TASK OBJECTIVE: Your task is to quote, unchanged, only the lines from the one with "Recreate this image" through the one with "width=1100pt, minimum height=320pt]", both ends included.

** Start of INPUT RECORDS **

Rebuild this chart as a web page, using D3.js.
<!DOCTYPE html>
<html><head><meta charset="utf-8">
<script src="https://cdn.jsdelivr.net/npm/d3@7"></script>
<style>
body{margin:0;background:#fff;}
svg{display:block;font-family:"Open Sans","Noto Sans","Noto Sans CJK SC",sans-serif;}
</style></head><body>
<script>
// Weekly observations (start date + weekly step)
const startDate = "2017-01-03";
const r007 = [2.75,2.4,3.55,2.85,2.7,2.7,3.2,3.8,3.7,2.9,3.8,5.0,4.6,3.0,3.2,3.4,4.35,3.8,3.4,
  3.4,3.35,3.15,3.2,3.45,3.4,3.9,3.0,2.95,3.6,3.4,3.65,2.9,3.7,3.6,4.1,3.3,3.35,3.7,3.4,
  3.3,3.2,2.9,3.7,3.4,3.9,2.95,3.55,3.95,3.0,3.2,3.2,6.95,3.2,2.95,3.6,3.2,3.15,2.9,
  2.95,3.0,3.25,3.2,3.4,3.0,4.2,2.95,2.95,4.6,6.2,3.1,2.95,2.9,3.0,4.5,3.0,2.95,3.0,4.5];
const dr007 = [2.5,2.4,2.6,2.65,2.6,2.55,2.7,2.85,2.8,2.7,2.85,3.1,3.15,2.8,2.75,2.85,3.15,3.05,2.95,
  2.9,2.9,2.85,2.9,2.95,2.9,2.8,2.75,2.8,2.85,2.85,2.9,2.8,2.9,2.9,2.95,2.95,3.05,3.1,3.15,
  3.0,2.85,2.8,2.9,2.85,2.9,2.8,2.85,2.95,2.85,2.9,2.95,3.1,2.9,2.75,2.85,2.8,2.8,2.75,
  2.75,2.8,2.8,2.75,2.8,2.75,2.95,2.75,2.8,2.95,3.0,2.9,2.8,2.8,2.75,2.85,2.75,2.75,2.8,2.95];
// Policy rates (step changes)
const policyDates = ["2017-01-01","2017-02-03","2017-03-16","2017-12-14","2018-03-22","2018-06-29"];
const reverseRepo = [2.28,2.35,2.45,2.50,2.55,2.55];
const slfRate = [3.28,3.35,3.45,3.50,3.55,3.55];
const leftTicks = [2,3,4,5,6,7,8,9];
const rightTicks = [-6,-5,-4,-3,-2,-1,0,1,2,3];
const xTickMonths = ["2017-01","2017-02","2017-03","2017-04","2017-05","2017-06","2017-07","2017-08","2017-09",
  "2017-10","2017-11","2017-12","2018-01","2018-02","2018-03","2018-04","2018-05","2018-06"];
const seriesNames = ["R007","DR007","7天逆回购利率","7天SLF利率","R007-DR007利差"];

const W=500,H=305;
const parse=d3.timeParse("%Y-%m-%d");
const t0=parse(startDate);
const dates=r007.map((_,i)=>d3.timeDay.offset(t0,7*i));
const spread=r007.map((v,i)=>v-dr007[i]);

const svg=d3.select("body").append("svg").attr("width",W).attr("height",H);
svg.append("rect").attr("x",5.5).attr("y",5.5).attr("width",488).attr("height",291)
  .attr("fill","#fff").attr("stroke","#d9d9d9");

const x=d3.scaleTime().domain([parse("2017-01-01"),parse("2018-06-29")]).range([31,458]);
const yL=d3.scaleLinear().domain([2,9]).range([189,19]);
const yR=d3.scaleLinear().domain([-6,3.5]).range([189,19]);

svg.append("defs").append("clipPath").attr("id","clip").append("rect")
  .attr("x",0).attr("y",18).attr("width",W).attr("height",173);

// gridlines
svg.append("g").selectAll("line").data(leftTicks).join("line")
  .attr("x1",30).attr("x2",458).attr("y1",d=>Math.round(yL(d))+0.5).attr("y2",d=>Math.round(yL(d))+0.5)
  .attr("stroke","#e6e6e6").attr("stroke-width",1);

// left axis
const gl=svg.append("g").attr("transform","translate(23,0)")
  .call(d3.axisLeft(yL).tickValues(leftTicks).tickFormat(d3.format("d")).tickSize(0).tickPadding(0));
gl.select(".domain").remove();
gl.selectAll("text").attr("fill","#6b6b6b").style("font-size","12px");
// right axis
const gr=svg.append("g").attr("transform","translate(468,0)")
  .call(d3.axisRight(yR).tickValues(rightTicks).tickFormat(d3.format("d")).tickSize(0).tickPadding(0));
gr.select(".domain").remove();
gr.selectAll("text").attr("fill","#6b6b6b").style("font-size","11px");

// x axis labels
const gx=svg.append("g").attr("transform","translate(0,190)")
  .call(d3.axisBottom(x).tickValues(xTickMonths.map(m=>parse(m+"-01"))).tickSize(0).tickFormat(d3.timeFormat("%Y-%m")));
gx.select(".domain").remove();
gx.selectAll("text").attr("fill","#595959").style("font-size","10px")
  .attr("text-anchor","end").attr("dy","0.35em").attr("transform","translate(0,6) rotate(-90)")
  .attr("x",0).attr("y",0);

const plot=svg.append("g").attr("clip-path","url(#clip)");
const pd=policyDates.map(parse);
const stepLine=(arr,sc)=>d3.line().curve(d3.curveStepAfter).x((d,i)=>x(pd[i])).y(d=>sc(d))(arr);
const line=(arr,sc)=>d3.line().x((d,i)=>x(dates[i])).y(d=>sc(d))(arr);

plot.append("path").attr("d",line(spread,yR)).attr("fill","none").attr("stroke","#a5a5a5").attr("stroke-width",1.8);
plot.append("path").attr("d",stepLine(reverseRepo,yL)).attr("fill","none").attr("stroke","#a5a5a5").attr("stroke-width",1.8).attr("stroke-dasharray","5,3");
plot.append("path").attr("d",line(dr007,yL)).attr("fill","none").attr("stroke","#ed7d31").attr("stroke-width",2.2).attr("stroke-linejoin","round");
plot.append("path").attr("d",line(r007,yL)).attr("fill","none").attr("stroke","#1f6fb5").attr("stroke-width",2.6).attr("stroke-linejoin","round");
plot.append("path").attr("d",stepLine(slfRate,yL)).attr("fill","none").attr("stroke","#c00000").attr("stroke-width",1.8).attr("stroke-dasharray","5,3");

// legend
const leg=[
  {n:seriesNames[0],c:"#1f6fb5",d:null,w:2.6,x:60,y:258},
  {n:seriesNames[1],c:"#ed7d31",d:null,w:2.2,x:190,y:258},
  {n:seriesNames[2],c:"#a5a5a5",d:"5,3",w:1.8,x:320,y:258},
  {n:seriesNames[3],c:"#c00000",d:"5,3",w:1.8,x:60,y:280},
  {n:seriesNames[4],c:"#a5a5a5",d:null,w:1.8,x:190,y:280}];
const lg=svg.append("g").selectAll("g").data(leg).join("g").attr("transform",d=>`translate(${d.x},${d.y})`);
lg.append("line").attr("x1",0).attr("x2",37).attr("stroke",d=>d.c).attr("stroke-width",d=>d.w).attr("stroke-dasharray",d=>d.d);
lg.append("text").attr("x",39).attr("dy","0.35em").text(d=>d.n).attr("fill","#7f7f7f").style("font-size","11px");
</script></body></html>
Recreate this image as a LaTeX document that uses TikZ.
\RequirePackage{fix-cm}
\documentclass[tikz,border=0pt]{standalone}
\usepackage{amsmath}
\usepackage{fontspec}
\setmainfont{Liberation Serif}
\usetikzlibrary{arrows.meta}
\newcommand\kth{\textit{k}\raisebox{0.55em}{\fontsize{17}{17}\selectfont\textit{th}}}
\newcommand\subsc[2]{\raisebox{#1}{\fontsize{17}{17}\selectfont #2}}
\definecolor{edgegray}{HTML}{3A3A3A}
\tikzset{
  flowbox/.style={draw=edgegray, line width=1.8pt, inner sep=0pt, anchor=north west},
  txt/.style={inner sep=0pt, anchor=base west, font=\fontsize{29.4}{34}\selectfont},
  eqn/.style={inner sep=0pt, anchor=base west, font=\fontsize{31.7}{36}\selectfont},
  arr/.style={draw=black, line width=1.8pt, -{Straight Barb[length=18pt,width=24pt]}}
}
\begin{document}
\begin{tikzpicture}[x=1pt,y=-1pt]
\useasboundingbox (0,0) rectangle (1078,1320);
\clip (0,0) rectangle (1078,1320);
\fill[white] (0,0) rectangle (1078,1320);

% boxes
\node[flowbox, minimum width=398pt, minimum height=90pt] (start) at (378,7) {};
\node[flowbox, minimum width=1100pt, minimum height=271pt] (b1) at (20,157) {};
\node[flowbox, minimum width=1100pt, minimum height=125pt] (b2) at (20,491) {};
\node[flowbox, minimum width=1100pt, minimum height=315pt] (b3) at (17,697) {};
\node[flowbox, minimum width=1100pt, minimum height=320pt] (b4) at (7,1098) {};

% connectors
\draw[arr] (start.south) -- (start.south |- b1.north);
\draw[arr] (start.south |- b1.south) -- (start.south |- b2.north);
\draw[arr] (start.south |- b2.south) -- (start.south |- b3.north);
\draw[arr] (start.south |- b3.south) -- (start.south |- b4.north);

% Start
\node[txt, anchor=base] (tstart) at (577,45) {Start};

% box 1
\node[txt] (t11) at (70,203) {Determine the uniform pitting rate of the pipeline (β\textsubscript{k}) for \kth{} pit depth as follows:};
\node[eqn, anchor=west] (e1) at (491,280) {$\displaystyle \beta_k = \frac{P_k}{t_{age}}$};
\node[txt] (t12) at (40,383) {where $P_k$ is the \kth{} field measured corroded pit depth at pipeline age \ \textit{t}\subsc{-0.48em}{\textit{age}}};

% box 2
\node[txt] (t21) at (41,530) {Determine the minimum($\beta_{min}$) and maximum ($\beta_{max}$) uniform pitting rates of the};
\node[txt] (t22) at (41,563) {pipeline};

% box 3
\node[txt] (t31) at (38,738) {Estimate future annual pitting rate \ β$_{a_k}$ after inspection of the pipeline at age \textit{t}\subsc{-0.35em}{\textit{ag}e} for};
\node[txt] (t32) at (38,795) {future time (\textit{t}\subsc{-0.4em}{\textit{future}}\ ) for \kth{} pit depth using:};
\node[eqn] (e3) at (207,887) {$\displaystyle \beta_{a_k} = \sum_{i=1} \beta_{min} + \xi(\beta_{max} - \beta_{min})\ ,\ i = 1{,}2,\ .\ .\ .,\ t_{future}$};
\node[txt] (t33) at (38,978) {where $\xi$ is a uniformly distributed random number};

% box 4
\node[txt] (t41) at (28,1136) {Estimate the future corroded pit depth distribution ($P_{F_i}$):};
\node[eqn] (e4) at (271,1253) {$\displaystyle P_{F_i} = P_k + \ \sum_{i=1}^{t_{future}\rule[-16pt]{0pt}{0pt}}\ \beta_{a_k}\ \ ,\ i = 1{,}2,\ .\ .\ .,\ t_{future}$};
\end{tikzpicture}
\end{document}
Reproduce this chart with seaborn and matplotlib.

** End of INPUT RECORDS **

CORRECT ANSWER:
Recreate this image as a LaTeX document that uses TikZ.
\RequirePackage{fix-cm}
\documentclass[tikz,border=0pt]{standalone}
\usepackage{amsmath}
\usepackage{fontspec}
\setmainfont{Liberation Serif}
\usetikzlibrary{arrows.meta}
\newcommand\kth{\textit{k}\raisebox{0.55em}{\fontsize{17}{17}\selectfont\textit{th}}}
\newcommand\subsc[2]{\raisebox{#1}{\fontsize{17}{17}\selectfont #2}}
\definecolor{edgegray}{HTML}{3A3A3A}
\tikzset{
  flowbox/.style={draw=edgegray, line width=1.8pt, inner sep=0pt, anchor=north west},
  txt/.style={inner sep=0pt, anchor=base west, font=\fontsize{29.4}{34}\selectfont},
  eqn/.style={inner sep=0pt, anchor=base west, font=\fontsize{31.7}{36}\selectfont},
  arr/.style={draw=black, line width=1.8pt, -{Straight Barb[length=18pt,width=24pt]}}
}
\begin{document}
\begin{tikzpicture}[x=1pt,y=-1pt]
\useasboundingbox (0,0) rectangle (1078,1320);
\clip (0,0) rectangle (1078,1320);
\fill[white] (0,0) rectangle (1078,1320);

% boxes
\node[flowbox, minimum width=398pt, minimum height=90pt] (start) at (378,7) {};
\node[flowbox, minimum width=1100pt, minimum height=271pt] (b1) at (20,157) {};
\node[flowbox, minimum width=1100pt, minimum height=125pt] (b2) at (20,491) {};
\node[flowbox, minimum width=1100pt, minimum height=315pt] (b3) at (17,697) {};
\node[flowbox, minimum width=1100pt, minimum height=320pt] (b4) at (7,1098) {};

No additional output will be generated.